In comparison to electrically operated ceramic IR heaters, the operation of gas heaters requires significantly higher installation expenses, for example for the supply and exhaust systems and ignition and burner controls. Gas heaters can only be operated in a location where a suitable gas supply is guaranteed and which fulfils safety requirements (fire protection/explosion protection).

Furnaces are the main field of application for gas heaters in industrial processes. Gas heaters are generally not used in other manufacturing processes because electrically operated heating elements offer economic and technical advantages in this respect.

IR Heaters with exposed heating coils

Heaters with open heating coils have a cross section with flat or round heating conductors that are freely arranged in a housing or embedded in a thermally insulated substrate to keep them in place, the entire heating conductor or a part thereof forming an unencased radiating panel.

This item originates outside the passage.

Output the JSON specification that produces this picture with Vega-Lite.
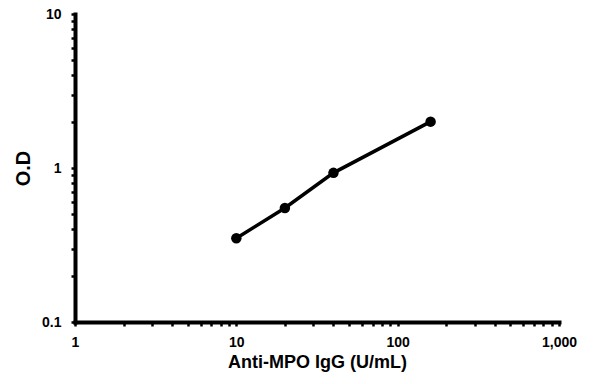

The principal reason for heaters having exposed heating coils is their comparatively short reaction time for heating and cooling. This is a unique heater property that is necessary and required in some production processes. With most of these thermally fast-reacting heaters an integrated thermocouple cannot be installed right next to the heating conductor.

Depending on the construction and type of installation in the substrate material or mounting case there are considerable differences with regard to the operational life of this type of heater in comparison to a heater of a different design. One example of this is zigzag-shaped, vertically embedded heating conductors. The primary frontal radiating panel of the heating conductor is only a few tenths of a millimetre wide. The vertical radiating panels related to this are generally arranged in a meandering fashion and have the disadvantage of heating each other. The operational life of the heating conductor is reduced for IR heaters of this type, particularly under high operating temperatures.

Whether the heating conductor is arranged on the substrate vertically or horizontally, there are numerous cases of electrical failure of the heating conductor at the power supply contact point. Exposed heating conductors made of round materials achieve a longer operating life.

Other IR Heater variants

Other IR heater designs are available on the market. They are, however, of much less quantitative importance in the manufacturing industry in comparison to the systems described here.

Summary // Outlook

The comparisons listed here are largely based on observations and findings from practical applications. As a result, electrically operated ceramic IR heaters with completely embedded heating conductors can be used universally and for the most part have a longer operational life in comparison with other IR heaters. This fact is why, in many cases, other heater designs are replaced with ceramic IR heaters. The growing worldwide trend of the economic and ecological optimisation of production facilities begins, in many cases, with the decision to use ceramic IR heaters. Decisions in the other direction are rare.